Winning Play: Labanc states his case
Kevin Labanc may be regaining Peter DeBoer’s trust.
Coming out of the break, DeBoer indicated, “In my conversations with Kevin, he knows it’s about showing your teammates, your coaches that you can be trusted to make the right plays on the road in a tough environment in a 2-1 game in the playoffs. He’s gotta take some steps toward that.”
Last night, Labanc took those steps, and DeBoer rewarded him with more ice time than the 23-year-old has seen in over two months. Labanc played 16:52, his most since, not coincidentally, Dec. 1 in Ottawa. Labanc skated 17:39 in a 6-2 loss widely considered to be the rock-bottom point of the San Jose Sharks’ season.
Through the Ottawa debacle, Labanc was averaging 15:08 a game. Since then, he’s clocked 12:01 a contest. In that time, he’s been demoted to the fourth line and taken off the top power play unit.
In that time, he’s also watched the Sharks tie the Tampa Bay Lightning for the most victories (21) in the league since Dec. 2.
That’s not to suggest that lowering Labanc’s usage has directly related to more wins. For a player trending downward, it’s no easy task to play your way up through a winning line-up.
But that’s what Labanc did last night — at least for one game — in a 5-2 victory over the Edmonton Oilers. And it wasn’t just because of the first hat trick of his career.
“He’s gotta trust me, knowing I can make those perfect detail plays every game, be smart with the puck,” Labanc said, in response to DeBoer’s criticism. “That detail has to be ready for the playoffs.”
That detail was ready in all three zones last night.
From his first shift, Labanc was all over the puck.
Insistent shift & stick from Labanc here, capped off with gorgeous set-up to Sorensen pic.twitter.com/VFjGoNZvcZ— Sheng Peng (@Sheng_Peng) February 10, 2019
Tim Heed (72) moved the puck up the wall to Labanc (62). Labanc’s strength is still a question; he needed Heed’s help to poke it away from Jujhar Khaira (16). But what strength Labanc has can buy Heed an extra split-second to help out.
It’s now a 50-50 between Labanc and Brandon Manning (26) at the point. Labanc’s hustle and quickness won out.
Labanc gained the zone, Manning draped all over, but Labanc dropped it back to Joe Thornton (19). Edmonton’s shoddy defense collapsed on Thornton; the Hall of Fame playmaker sent it back down to Labanc, setting up a down-low 2-on-1. The pass hopped, but brilliantly, Labanc was still able to backhand a pass right onto Marcus Sorensen’s (20) tape.
That’s Labanc playing an inside game, battling Manning for position in front.

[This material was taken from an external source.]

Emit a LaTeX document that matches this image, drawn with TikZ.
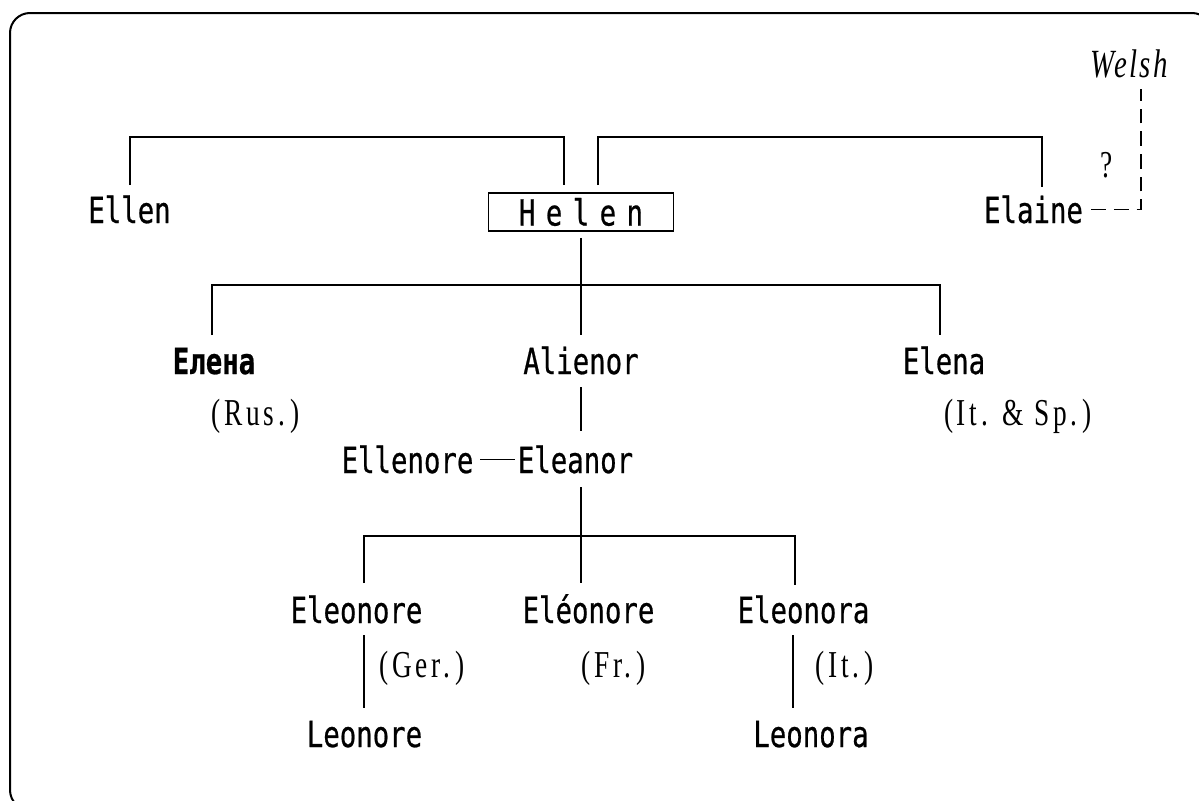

Even if he’s not overpowering the opposition down low, Labanc can occupy a defender and take away the goalie’s eyes.
These days, forechecking isn’t just about size anymore. Quick feet and an insistent stick can be just as effective.
Labanc harassed Kevin Gravel (5) into an errant pass here.
Everything goes right for the Sharks here, but it starts with Labanc’s well-placed pass where Sorensen can skate into it and break out with ease. It’s a high-skill, not as easy-as-it-looks play: Consider the pressure on top of Labanc and the touch required from the pass.
Labanc noted that this was type of play that the coaching staff wanted him to improve.
“In the defensive zone, you’re in the hashmarks, defenseman are coming down to pinch on you,” said Labanc. “You gotta get that puck out or make a good play with it, give it to a centerman or somebody, not turn it over, so you’re not trapped in your own end.”
While it’s a forward, Brad Malone (24), forechecking Labanc, the same principle applies: Make a play or get it out. There’s no in-between.
This was actually a mistake by Labanc.
It might be reading too much into it, but Labanc’s apparent frustration with icing the puck could be seen as heartening. Up 3-1 in a game that San Jose was controlling, you want that care and attention to detail.
Approaching the Trade Deadline, Labanc will be an intriguing figure. For the all-in Sharks, having already traded away their 2019 and 2020 first-round draft picks, Labanc is one of their most attractive trade assets. He’s young, highly-skilled and should be relatively cheap in the coming years.
On the other hand, complete efforts like last night showcase his potential. So what’s Doug Wilson to do?